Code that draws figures

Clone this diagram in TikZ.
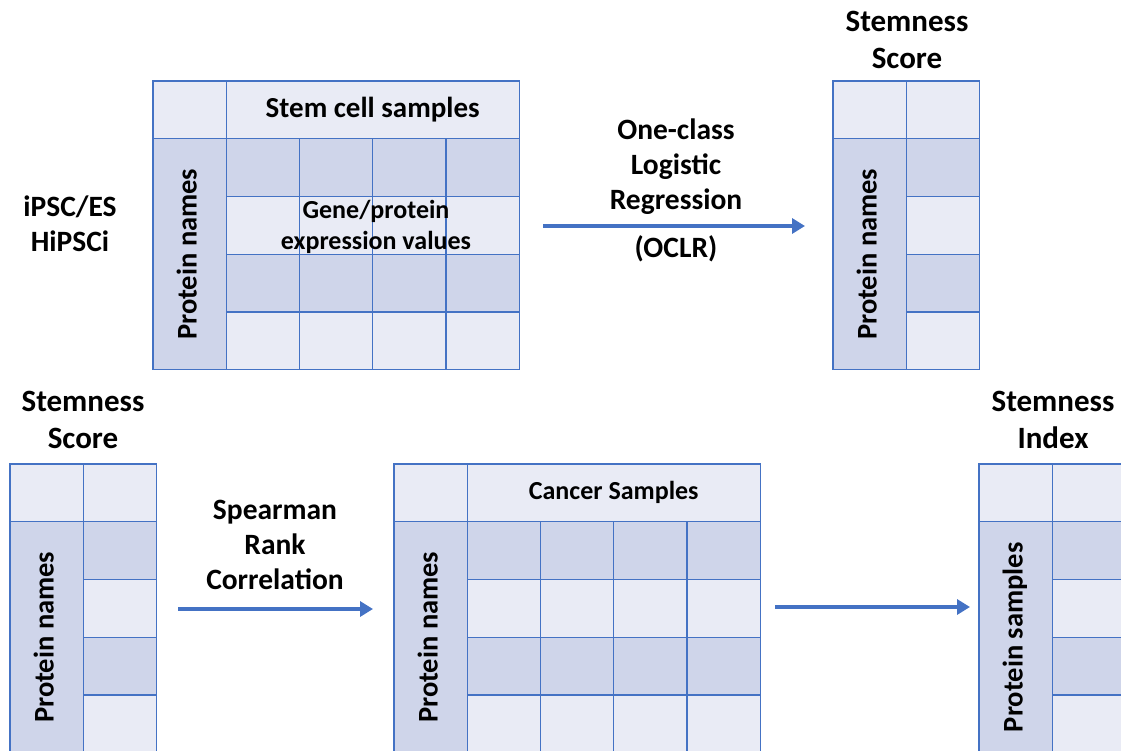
\documentclass[tikz,border=0pt]{standalone}
\usepackage{fontspec}
\setmainfont{Carlito}
\usetikzlibrary{arrows.meta}

\definecolor{gridblue}{HTML}{4472C4}
\definecolor{celllite}{HTML}{E9EBF5}
\definecolor{celldark}{HTML}{CFD5EA}

\tikzset{
  cell/.style={draw=gridblue,line width=1.3pt,anchor=north west,
    inner sep=0pt,outer sep=0pt,minimum width=73.25pt,minimum height=57.75pt},
  lite/.style={fill=celllite},
  dark/.style={fill=celldark},
  lbl/.style={font=\fontsize{29.5}{35}\selectfont\bfseries,align=center},
  title/.style={font=\fontsize{31}{37}\selectfont\bfseries,align=center},
  flow/.style={draw=gridblue,line width=4pt,-{Triangle[length=13pt,width=15pt]}}
}

\begin{document}
\begin{tikzpicture}[x=1pt,y=-1pt]
\useasboundingbox (0,0) rectangle (1121,751);
\clip (0,0) rectangle (1121,751);

% tables: name/left/top/data columns/row label/header size/header
\foreach \tb/\x/\y/\n/\side/\hs/\head in {
  A/153/81/4/Protein names/29/Stem cell samples,
  B/833/81/1/Protein names/29/,
  C/10/464/1/Protein names/29/,
  D/394/464/4/Protein names/26/Cancer Samples,
  E/979/464/1/Protein samples/29/}
{
  \pgfmathsetmacro\hw{\n*73.25}
  \node[cell,lite] (\tb-corner) at (\x,\y) {};
  \node[cell,lite,minimum width=\hw pt,font=\fontsize{\hs}{\hs}\selectfont\bfseries]
    (\tb-head) at (\x+73.25,\y) {\raisebox{3pt}{\head}};
  \node[cell,dark,minimum height=231pt,font=\fontsize{28.5}{34}\selectfont\bfseries]
    (\tb-names) at (\x,\y+57.75) {\rotatebox{90}{\raisebox{6pt}{\side}}};
  \foreach \c in {1,...,\n}
    \foreach \r/\f in {1/dark,2/lite,3/dark,4/lite}
      \node[cell,\f] (\tb-\c-\r) at (\x+\c*73.25,\y+\r*57.75) {};
}

\node[lbl,font=\fontsize{26}{31}\selectfont\bfseries] (expr) at (376,227)
  {Gene/protein\\expression values};

\node[lbl] (src) at (70,224) {iPSC/ES\\HiPSCi};
\node[lbl] (oclr) at (676,167) {One-class\\Logistic\\Regression};
\node[lbl] (oclr-abbr) at (676,249) {(OCLR)};
\node[title] (score-top) at (907,40) {Stemness\\Score};
\node[title] (score-bot) at (83,420) {Stemness\\Score};
\node[lbl] (spearman) at (275,545) {Spearman\\Rank\\Correlation};
\node[title] (index) at (1053,420) {Stemness\\Index};

% arrows
\coordinate (oclr-from) at (543,226);
\coordinate (oclr-to) at (805,226);
\coordinate (rank-from) at (178,609);
\coordinate (rank-to) at (373,609);
\coordinate (index-from) at (775,607);
\coordinate (index-to) at (970,607);
\draw[flow] (oclr-from) -- (oclr-to);
\draw[flow] (rank-from) -- (rank-to);
\draw[flow] (index-from) -- (index-to);
\end{tikzpicture}
\end{document}
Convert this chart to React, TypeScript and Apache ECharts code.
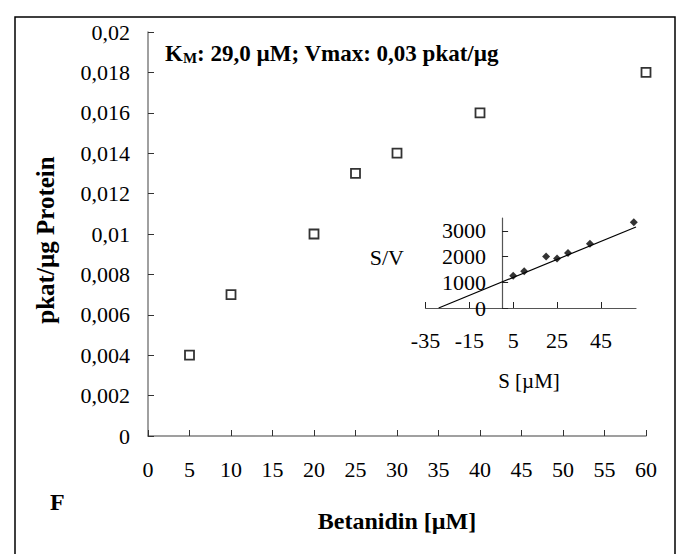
import React, { useEffect, useRef } from "react";
import * as echarts from "echarts";

// Main plot: substrate concentration vs. activity
const betanidin = [5, 10, 20, 25, 30, 40, 60];
const activity = [0.004, 0.007, 0.01, 0.013, 0.014, 0.016, 0.018];

// Inset (Hanes plot): S vs S/V
const insetS = [5, 10, 20, 25, 30, 40, 60];
const insetSV = [1250, 1430, 2000, 1923, 2143, 2500, 3333];
const fitLine = [
  [-29, 0],
  [61, 3150],
];
const insetXTicks = [-35, -15, 5, 25, 45];
const insetYTicks = [0, 1000, 2000, 3000];

const SERIF = "'Liberation Serif', 'Times New Roman', serif";

export default function App() {
  const ref = useRef<HTMLDivElement>(null);
  useEffect(() => {
    if (!ref.current) return;
    const chart = echarts.init(ref.current, undefined, { renderer: "svg" });
    const axisGrey = "#808080";
    const option: any = {
      animation: false,
      backgroundColor: "#fff",
      textStyle: { fontFamily: SERIF },
      grid: [
        { left: 148, top: 32, width: 498, height: 404 },
        { left: 425.5, top: 218, width: 210.5, height: 90 },
      ],
      xAxis: [
        {
          gridIndex: 0,
          type: "value",
          min: 0,
          max: 60,
          interval: 5,
          splitLine: { show: false },
          axisLine: { lineStyle: { color: axisGrey, width: 1.5 } },
          axisTick: { inside: true, length: 6, lineStyle: { color: "#333" } },
          axisLabel: { margin: 22, fontSize: 22, color: "#000", fontFamily: SERIF },
        },
        {
          gridIndex: 1,
          type: "value",
          min: -35,
          max: 61,
          splitLine: { show: false },
          axisLine: { onZero: false, lineStyle: { color: "#555", width: 1.2 } },
          axisTick: {
            inside: true,
            length: 6,
            customValues: insetXTicks,
            lineStyle: { color: "#222" },
          },
          axisLabel: {
            margin: 21,
            fontSize: 22,
            color: "#000",
            fontFamily: SERIF,
            customValues: insetXTicks,
          },
        },
      ],
      yAxis: [
        {
          gridIndex: 0,
          type: "value",
          min: 0,
          max: 0.02,
          interval: 0.002,
          splitLine: { show: false },
          axisLine: { show: true, lineStyle: { color: axisGrey, width: 1.5 } },
          axisTick: { show: true, inside: true, length: 6, lineStyle: { color: "#333" } },
          axisLabel: {
            margin: 18,
            fontSize: 22,
            color: "#000",
            fontFamily: SERIF,
            formatter: (v: number) => String(+v.toFixed(3)).replace(".", ","),
          },
        },
        {
          gridIndex: 1,
          type: "value",
          min: 0,
          max: 3500,
          offset: -76.6,
          splitLine: { show: false },
          axisLine: { show: true, onZero: false, lineStyle: { color: "#555", width: 1.2 } },
          axisTick: {
            show: true,
            inside: true,
            length: 6,
            customValues: insetYTicks,
            lineStyle: { color: "#222" },
          },
          axisLabel: {
            margin: 16,
            fontSize: 22,
            color: "#000",
            fontFamily: SERIF,
            customValues: insetYTicks,
            formatter: (v: number) => String(v),
          },
        },
      ],
      series: [
        {
          type: "scatter",
          xAxisIndex: 0,
          yAxisIndex: 0,
          symbol: "rect",
          symbolSize: 9,
          itemStyle: { color: "#fff", borderColor: "#000", borderWidth: 1.8 },
          data: betanidin.map((s, i) => [s, activity[i]]),
          z: 5,
        },
        {
          type: "line",
          xAxisIndex: 1,
          yAxisIndex: 1,
          showSymbol: false,
          symbol: "none",
          lineStyle: { color: "#000", width: 1.2 },
          data: fitLine,
          z: 3,
        },
        {
          type: "scatter",
          xAxisIndex: 1,
          yAxisIndex: 1,
          symbol: "diamond",
          symbolSize: 8,
          itemStyle: { color: "#000" },
          data: insetS.map((s, i) => [s, insetSV[i]]),
          z: 6,
        },
      ],
      graphic: [
        {
          type: "rect",
          shape: { x: 15, y: 17, width: 660, height: 560 },
          style: { fill: "none", stroke: "#000", lineWidth: 1.5 },
          silent: true,
          z: -10,
        },
        {
          type: "text",
          x: 165,
          y: 52,
          style: {
            text: "{b|K}{s|M}{b|: 29,0 µM; Vmax: 0,03 pkat/µg}",
            verticalAlign: "middle",
            rich: {
              b: { fontFamily: SERIF, fontWeight: "bold", fontSize: 23, lineHeight: 26, verticalAlign: "bottom", fill: "#000" },
              s: { fontFamily: SERIF, fontWeight: "bold", fontSize: 15, lineHeight: 22, verticalAlign: "bottom", fill: "#000" },
            },
          },
        },
        {
          type: "text",
          x: 45,
          y: 240,
          rotation: Math.PI / 2,
          style: {
            text: "pkat/µg Protein",
            fontFamily: SERIF,
            fontWeight: "bold",
            fontSize: 25,
            align: "center",
            verticalAlign: "middle",
            fill: "#000",
          },
        },
        {
          type: "text",
          x: 397,
          y: 521,
          style: {
            text: "Betanidin [µM]",
            fontFamily: SERIF,
            fontWeight: "bold",
            fontSize: 24,
            align: "center",
            verticalAlign: "middle",
            fill: "#000",
          },
        },
        {
          type: "text",
          x: 50,
          y: 502,
          style: {
            text: "F",
            fontFamily: SERIF,
            fontWeight: "bold",
            fontSize: 24,
            align: "left",
            verticalAlign: "middle",
            fill: "#000",
          },
        },
        {
          type: "text",
          x: 404,
          y: 257,
          style: {
            text: "S/V",
            fontFamily: SERIF,
            fontSize: 22,
            align: "right",
            verticalAlign: "middle",
            fill: "#000",
          },
        },
        {
          type: "text",
          x: 529,
          y: 381,
          style: {
            text: "S [µM]",
            fontFamily: SERIF,
            fontSize: 21,
            align: "center",
            verticalAlign: "middle",
            fill: "#000",
          },
        },
      ],
    };
    chart.setOption(option);
    return () => chart.dispose();
  }, []);
  return (
    <div
      ref={ref}
      style={{ position: "absolute", left: 0, top: 0, width: 682, height: 554 }}
    />
  );
}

▶ _Work to do_
Take only the lines above from the one that has "Convert this chart" through the one that has "import * as" and reproduce them exactly, omitting any pictures.

▶ _Solution to this problem_
Convert this chart to React, TypeScript and Apache ECharts code.
import React, { useEffect, useRef } from "react";
import * as echarts from "echarts";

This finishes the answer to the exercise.